APDU Data Integrity Award 2026

The inaugural APDU Data Integrity Award honors work that advances the responsible stewardship, dissemination, and use of public data. Please vote for one in each of the four categories.
1.Which academic/collaborative semifinalist best represents APDU's guiding principles? (Descriptions appear below.)
All PRAMS Collaborative
Allprams.org

I enthusiastically nominate our team for the APDU Data Integrity Award for our work to protect and restore the Pregnancy Risk Assessment Monitoring System (PRAMS) in the face of unprecedented federal threats. With the termination of centralized CDC PRAMS infrastructure, states now confront fragmented support and potential cessation of data collection, with existing data now inaccessible, and ongoing erosion of institutional knowledge needed to maintain data quality and consistency.

In response, our team is leading a national convening of 40 stakeholders—including former CDC PRAMS staff, state PRAMS leaders, academic researchers, and nonprofit partners—to confront these risks head-on. Guided by APDU’s principles, we are:

- Creating a national advisory committee and working groups focused on (1) technical assistance to states, (2) logistical and legal infrastructure for sharing PRAMS data, and (3) building support for the continuation of PRAMS at the state and national levels.
- Developing concrete recommendations to sustain rigorous collection, weighting, cleaning, and dissemination of PRAMS data.
- Coordinating with regional efforts and national partners to ensure public, equitable access to high quality, confidential, ethically governed maternal health data over the long term.
Data Rescue Project
https://www.datarescueproject.org

The Data Rescue Project (DRP) is a grassroots volunteer organization founded in February 2025 in response to urgent threats to federal public data. Coordinated by members of IASSIST, RDAP, the Data Curation Network and others, DRP has mobilized hundreds of volunteers to identify, preserve, and provide access to at-risk government datasets, including CDC health surveys, infrastructure data, and LGBTQ+ federal data.

DRP exemplifies responsible data stewardship across multiple APDU principles: it expands public access to data threatened with removal, maintains transparent documentation of rescue efforts through its public portal and tracker, advocates for sustainable data infrastructure, and partners globally with organizations like the Humanitarian Archive Emergency Project, Save Our Signs, the Coalition for Resilient Research Data Infrastructure (CRRDI), and PEDP. Recent efforts saved the CDC NHANES dataset and the HIFLD infrastructure layers, which are now publicly accessible through HIFLD Next.

At a moment when public data access is under an unprecedented threat, DRP has become an essential community resource. Demonstrating that distributed, volunteer-driven stewardship can protect the data the public depends on.
dataindex.us
dataindex.us

America's Data Index (dataindex.us) is a public monitoring initiative dedicated to tracking the availability and transparency of U.S. federal data infrastructure. Launched in response to growing concerns about unannounced changes to government datasets, dataindex.us gives researchers, advocates, and the public real-time visibility into dataset availability and the federal Information Change Request (ICR) process — aggregating and simplifying OMB review activity that is technically public but difficult to find and interpret.

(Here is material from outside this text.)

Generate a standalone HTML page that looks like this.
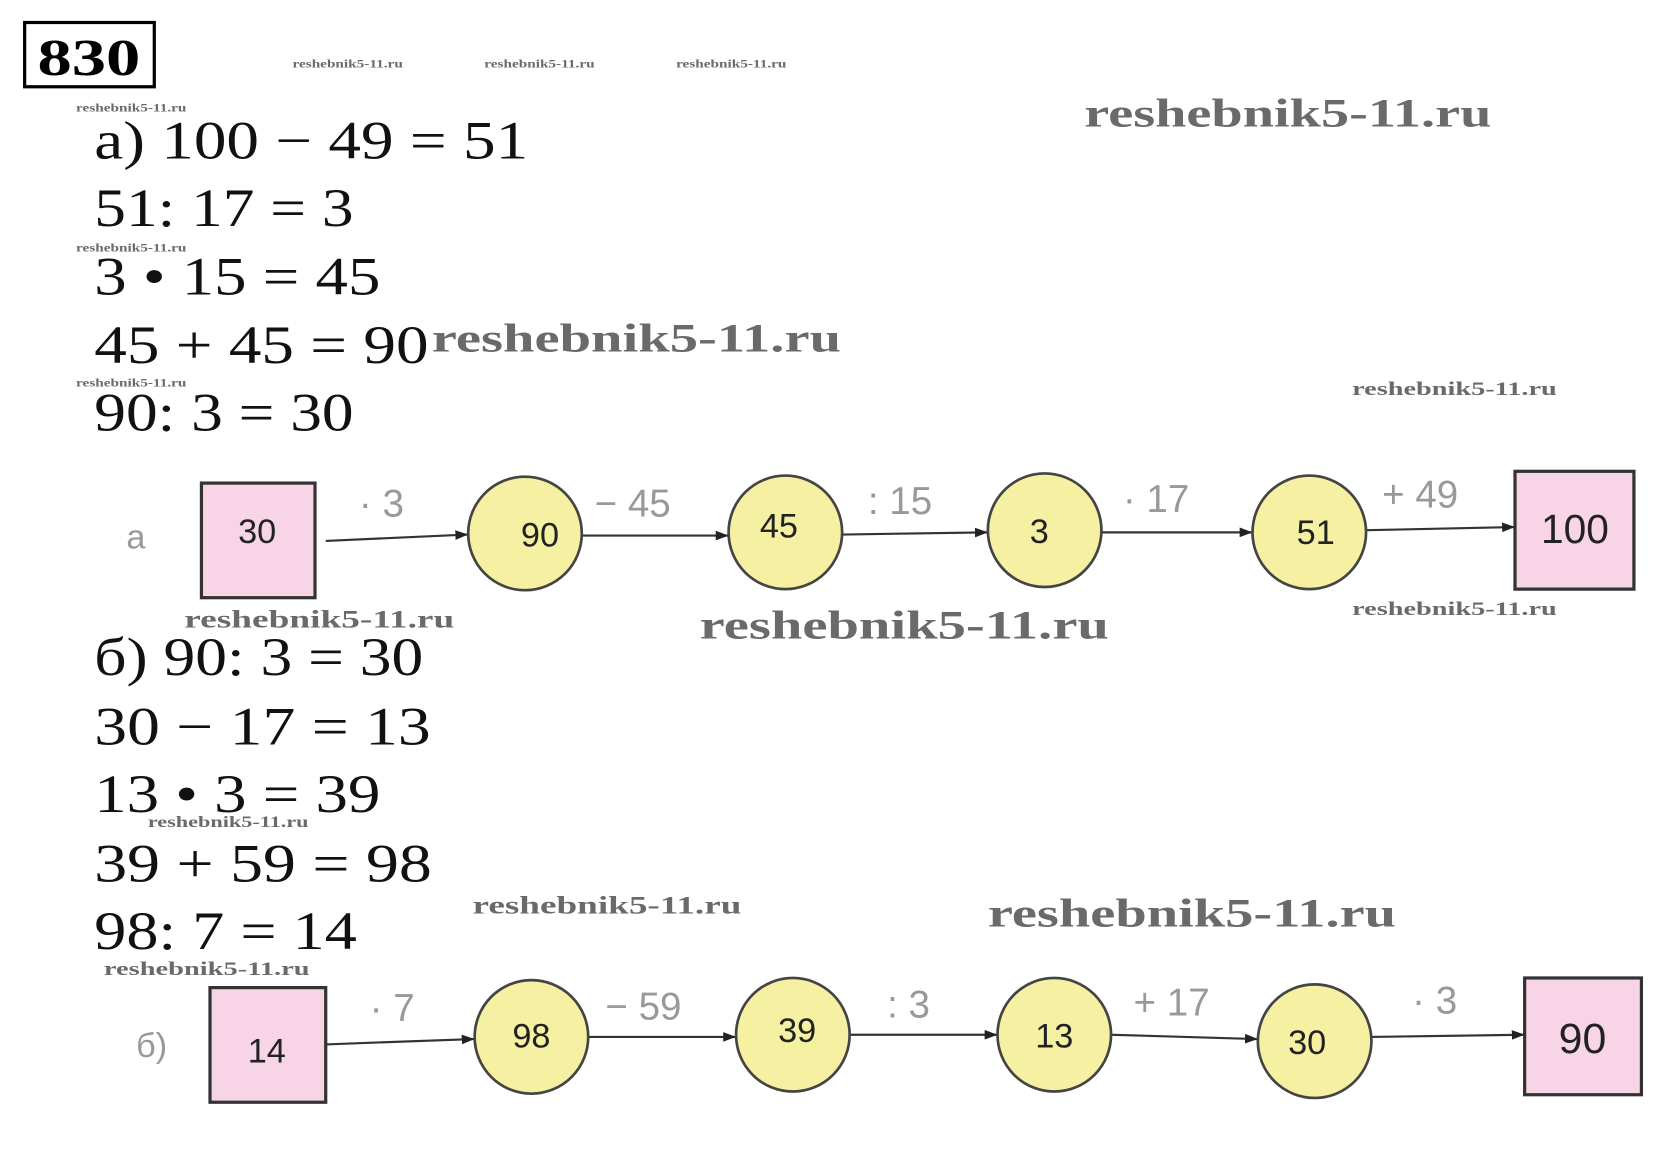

dataindex.us exemplifies the APDU principle that Public Data Are Transparent: its ICR tracker surfaces proposed changes to federal surveys before they take effect, its dataset monitoring flags unexpected removals or failures to release as expected, and its "Take Action" feature alerts users to open comment periods so the public can engage directly with federal data governance decisions.
Open data efforts on police use of force
https://www.tandfonline.com/doi/full/10.1080/30679125.2026.2681580

Dr. Brittany Freelin and Dr. Claire Kelling's recent publication in Evidence Base, documenting use-of-force transparency practices across 47 cities in the United States, represents a significant contribution to public data accessibility and accountability. The work systematically evaluates how police departments across the country release use-of-force data to the public, identifying patterns in how departments aggregate, format, and present data in ways that can facilitate independent analysis by community members and researchers, if done effectively.

The research is explicitly oriented toward expanding public access to and use of policing data and equipping communities to advocate for greater transparency from their own departments. By creating a comparative framework across these 47 jurisdictions, the work makes visible the wide variation in departmental transparency practices and gives community organizations concrete tools to evaluate and challenge the data practices of their local departments.

This work is already being used in conversations by community organizations in the Twin Cities of Minnesota as they advocate for detailed public release of policing data in formats that serve community analysis. This effort is an example of rigorous research on public data practices in service of community needs and priorities.